This week, Europe’s electric transmission lobby announced that oven, microwave, and alarm clocks across the continent were no longer six minutes slow. How did they get back the lost time? By resolving a grid dispute between Serbia and Kosovo, and running the continental grid at a slightly higher frequency than normal.
That’s because clocks that are connected to an outlet often tell time by counting the the rate of the electrical current, and on the Continental Europe Power System the clocks expect an average frequency of 50 Hz. But between mid-January 2018 and early March, a grid dispute between Serbia and Kosovo resulted in 113GWh of unmet demand from Kosovo. Since Kosovo is part of the Continental Europe Power System, the unmet demand on the 25-country system led to a system-wide decline in frequency to an average frequency of 49.996 Hz. That meant that clocks were counting down minutes too slowly, and over 3 months, connected clocks around the continent lost six minutes.
Last month, the European Network of Transmission System Operators (ENTSO-E) publicly admonished Serbia and Kosovo for not properly balancing their grids according to previous agreements. “This average frequency deviation, that has never happened in any similar way in the CE [Continental Europe] Power system, must cease,” the group wrote. “ENTSO-E is urging European and national governments and policymakers to take swift action.”

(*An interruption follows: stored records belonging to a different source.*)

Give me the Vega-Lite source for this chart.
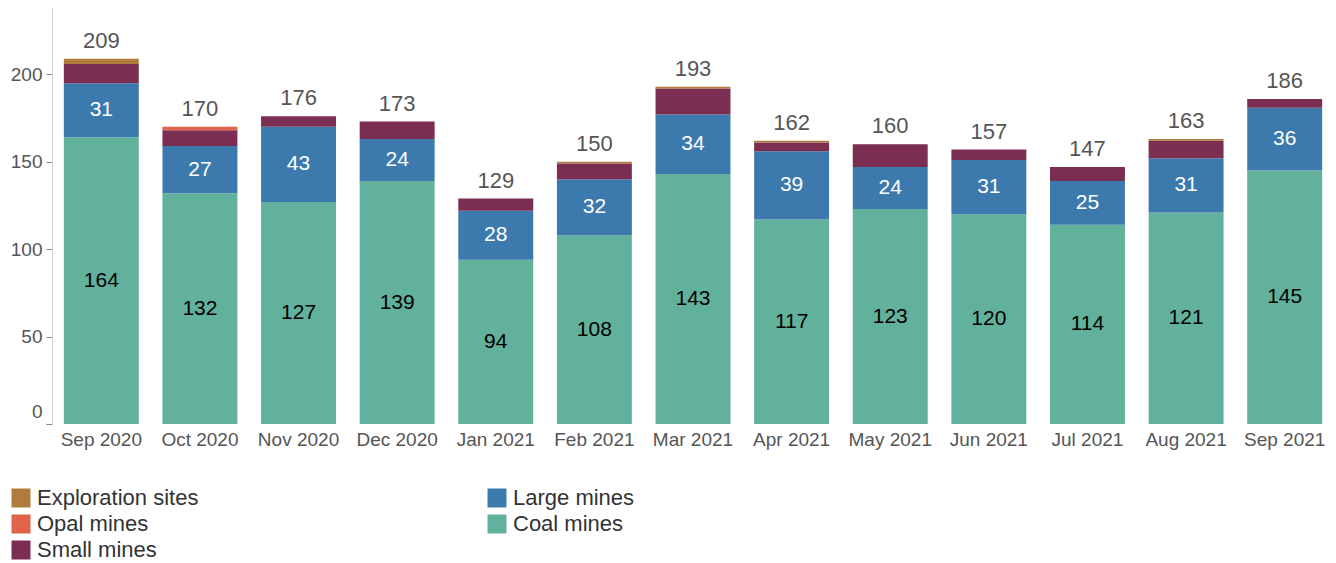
{
  "$schema": "https://vega.github.io/schema/vega-lite/v6.json",
  "autosize": "none",
  "width": 1282,
  "height": 416,
  "padding": {"left": 52, "top": 8, "right": 2, "bottom": 139},
  "config": {
    "view": {"stroke": null},
    "font": "Liberation Sans",
    "axisY": {"grid": false, "labelFontSize": 19, "labelColor": "#555555", "domainColor": "#d0d0d0", "tickColor": "#888888", "tickSize": 6, "labelPadding": 4, "labelFlush": true, "labelFlushOffset": -3}
  },
  "data": {"values": [
    {"month": "Sep 2020", "category": "Coal mines", "value": 164},
    {"month": "Sep 2020", "category": "Large mines", "value": 31},
    {"month": "Sep 2020", "category": "Small mines", "value": 11},
    {"month": "Sep 2020", "category": "Exploration sites", "value": 3},
    {"month": "Oct 2020", "category": "Coal mines", "value": 132},
    {"month": "Oct 2020", "category": "Large mines", "value": 27},
    {"month": "Oct 2020", "category": "Small mines", "value": 9},
    {"month": "Oct 2020", "category": "Opal mines", "value": 2},
    {"month": "Nov 2020", "category": "Coal mines", "value": 127},
    {"month": "Nov 2020", "category": "Large mines", "value": 43},
    {"month": "Nov 2020", "category": "Small mines", "value": 6},
    {"month": "Dec 2020", "category": "Coal mines", "value": 139},
    {"month": "Dec 2020", "category": "Large mines", "value": 24},
    {"month": "Dec 2020", "category": "Small mines", "value": 10},
    {"month": "Jan 2021", "category": "Coal mines", "value": 94},
    {"month": "Jan 2021", "category": "Large mines", "value": 28},
    {"month": "Jan 2021", "category": "Small mines", "value": 7},
    {"month": "Feb 2021", "category": "Coal mines", "value": 108},
    {"month": "Feb 2021", "category": "Large mines", "value": 32},
    {"month": "Feb 2021", "category": "Small mines", "value": 9},
    {"month": "Feb 2021", "category": "Exploration sites", "value": 1},
    {"month": "Mar 2021", "category": "Coal mines", "value": 143},
    {"month": "Mar 2021", "category": "Large mines", "value": 34},
    {"month": "Mar 2021", "category": "Small mines", "value": 15},
    {"month": "Mar 2021", "category": "Exploration sites", "value": 1},
    {"month": "Apr 2021", "category": "Coal mines", "value": 117},
    {"month": "Apr 2021", "category": "Large mines", "value": 39},
    {"month": "Apr 2021", "category": "Small mines", "value": 5},
    {"month": "Apr 2021", "category": "Exploration sites", "value": 1},
    {"month": "May 2021", "category": "Coal mines", "value": 123},
    {"month": "May 2021", "category": "Large mines", "value": 24},
    {"month": "May 2021", "category": "Small mines", "value": 13},
    {"month": "Jun 2021", "category": "Coal mines", "value": 120},
    {"month": "Jun 2021", "category": "Large mines", "value": 31},
    {"month": "Jun 2021", "category": "Small mines", "value": 6},
    {"month": "Jul 2021", "category": "Coal mines", "value": 114},
    {"month": "Jul 2021", "category": "Large mines", "value": 25},
    {"month": "Jul 2021", "category": "Small mines", "value": 8},
    {"month": "Aug 2021", "category": "Coal mines", "value": 121},
    {"month": "Aug 2021", "category": "Large mines", "value": 31},
    {"month": "Aug 2021", "category": "Small mines", "value": 10},
    {"month": "Aug 2021", "category": "Exploration sites", "value": 1},
    {"month": "Sep 2021", "category": "Coal mines", "value": 145},
    {"month": "Sep 2021", "category": "Large mines", "value": 36},
    {"month": "Sep 2021", "category": "Small mines", "value": 5}
  ]},
  "transform": [
    {"calculate": "indexof(['Coal mines','Large mines','Small mines','Opal mines','Exploration sites'], datum.category)", "as": "rank"}
  ],
  "encoding": {
    "x": {
      "field": "month", "type": "ordinal", "sort": null,
      "scale": {"paddingInner": 0.24, "paddingOuter": 0.12},
      "axis": {"title": null, "labelAngle": 0, "labelFontSize": 19, "labelColor": "#555555", "ticks": false, "domain": false, "labelPadding": 6}
    }
  },
  "layer": [
    {
      "mark": {"type": "bar"},
      "encoding": {
        "y": {
          "field": "value", "type": "quantitative", "stack": "zero",
          "scale": {"domain": [0, 238], "nice": false},
          "axis": {"title": null, "values": [0, 50, 100, 150, 200]}
        },
        "color": {
          "field": "category", "type": "nominal",
          "scale": {
            "domain": ["Exploration sites", "Opal mines", "Small mines", "Large mines", "Coal mines"],
            "range": ["#b07b3d", "#e0634a", "#7b2e52", "#3c7aae", "#62b19c"]
          },
          "legend": {
            "title": null, "orient": "none", "legendX": -42, "legendY": 479,
            "columns": 2, "columnPadding": 287, "rowPadding": 4,
            "labelFontSize": 22, "labelColor": "#333333", "labelOffset": 5, "labelLimit": 400,
            "symbolType": "square", "symbolSize": 361, "symbolStrokeWidth": 0, "symbolOpacity": 1
          }
        },
        "order": {"field": "rank", "type": "quantitative"}
      }
    },
    {
      "transform": [
        {"stack": "value", "groupby": ["month"], "sort": [{"field": "rank"}], "as": ["y0", "y1"]},
        {"filter": "datum.category === 'Coal mines' || datum.category === 'Large mines'"},
        {"calculate": "(datum.y0 + datum.y1) / 2", "as": "mid"}
      ],
      "mark": {"type": "text", "fontSize": 21, "baseline": "middle"},
      "encoding": {
        "y": {"field": "mid", "type": "quantitative", "axis": {"title": null, "values": [0, 50, 100, 150, 200]}},
        "text": {"field": "value", "type": "quantitative"},
        "color": {"condition": {"test": "datum.category === 'Coal mines'", "value": "#000000"}, "value": "#ffffff"}
      }
    },
    {
      "transform": [
        {"aggregate": [{"op": "sum", "field": "value", "as": "total"}], "groupby": ["month"]}
      ],
      "mark": {"type": "text", "fontSize": 22, "baseline": "bottom", "dy": -6, "color": "#555555"},
      "encoding": {
        "y": {"field": "total", "type": "quantitative", "axis": {"title": null, "values": [0, 50, 100, 150, 200]}},
        "text": {"field": "total", "type": "quantitative"}
      }
    }
  ]
}
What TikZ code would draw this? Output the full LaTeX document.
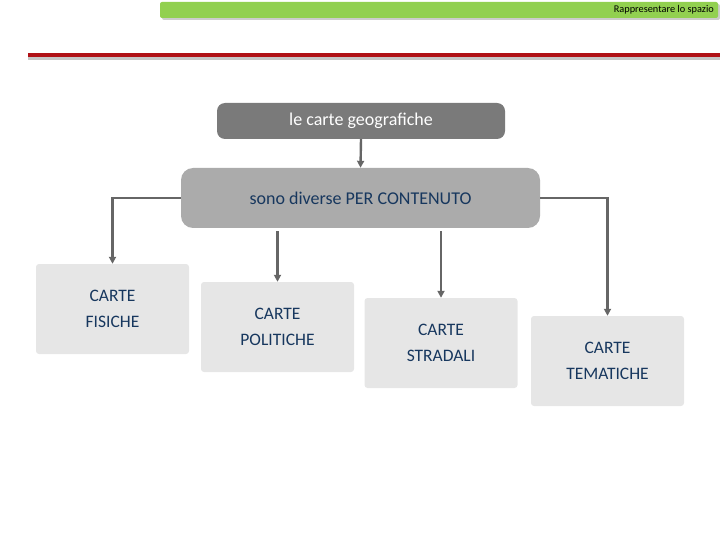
\documentclass[tikz,border=0pt]{standalone}
\usepackage{fontspec}
\setmainfont{Carlito}
\usetikzlibrary{arrows.meta,positioning}
\definecolor{barGreen}{HTML}{92D050}
\definecolor{lineRed}{HTML}{B01116}
\definecolor{headGray}{HTML}{7A7A7A}
\definecolor{midGray}{HTML}{ABABAB}
\definecolor{boxGray}{HTML}{E6E6E6}
\definecolor{textBlue}{HTML}{17375E}
\definecolor{arrowGray}{HTML}{666666}
\tikzset{
  kindbox/.style={fill=boxGray,rounded corners=3pt,minimum width=153pt,minimum height=90pt,
    align=center,text=textBlue,font=\fontsize{17.5}{26}\selectfont,inner sep=0pt},
  link/.style={draw=arrowGray,line width=2.4pt,-{Triangle[length=7pt,width=7pt]}}
}
\begin{document}
\begin{tikzpicture}[x=1pt,y=-1pt]
  \useasboundingbox (0,0) rectangle (720,540);
  % header
  \fill[gray!40,rounded corners=2pt] (162,4) rectangle (720,20);
  \fill[barGreen,rounded corners=2pt] (160,2) rectangle (718,18);
  \node[anchor=east,font=\fontsize{10.3}{11}\selectfont,inner sep=0pt] (title) at (714,10) {Rappresentare lo spazio};
  \fill[gray!45] (28,57) rectangle (720,60);
  \fill[lineRed] (28,53) rectangle (720,57);
  % boxes
  \node[fill=headGray,rounded corners=8pt,minimum width=288pt,minimum height=36pt,
    text=white,font=\fontsize{18}{20}\selectfont] (geo) at (361,121) {le carte geografiche};
  \node[fill=midGray,rounded corners=12pt,minimum width=359pt,minimum height=60pt,
    text=textBlue,font=\fontsize{18}{20}\selectfont] (cont) at (360.5,198) {sono diverse PER CONTENUTO};
  \node[kindbox] (fis) at (112.5,309) {CARTE\\FISICHE};
  \node[kindbox] (pol) at (277.5,327) {CARTE\\POLITICHE};
  \node[kindbox] (str) at (441,343) {CARTE\\STRADALI};
  \node[kindbox] (tem) at (607.5,361) {CARTE\\TEMATICHE};
  % connectors
  \draw[link] (geo.south) -- (cont.north);
  \draw[link] (cont.west) -| (fis.north);
  \draw[link,shorten <=3pt] (pol.north |- cont.south) -- (pol.north);
  \draw[link,shorten <=3pt] (str.north |- cont.south) -- (str.north);
  \draw[link] (cont.east) -| (tem.north);
\end{tikzpicture}
\end{document}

Two days later, on March 8, the Transmission System Operators (TSOs) from Serbia and Kosovo confirmed that they were back to balancing their grids appropriately.
Last week, ENTSO-E announced that it had restored the lost 6 minutes to clocks around the continent by maintaining a slightly-higher-than-normal average frequency of 50.01 Hz for a month. The missing energy was put back into the system with the collective help of the 25 member countries, which “carried out a compensation programme to restore the situation back to normal.”
“One of the effects is notably that the digital clocks geared by electric frequency are now back on time,” ENTSO-E wrote. That is, as long as you oven-clock owners within the Continental Europe Power System didn’t change your slow clocks to the correct time a month ago. If you did, now you could be six minutes fast. But at least you’re less likely to be late now.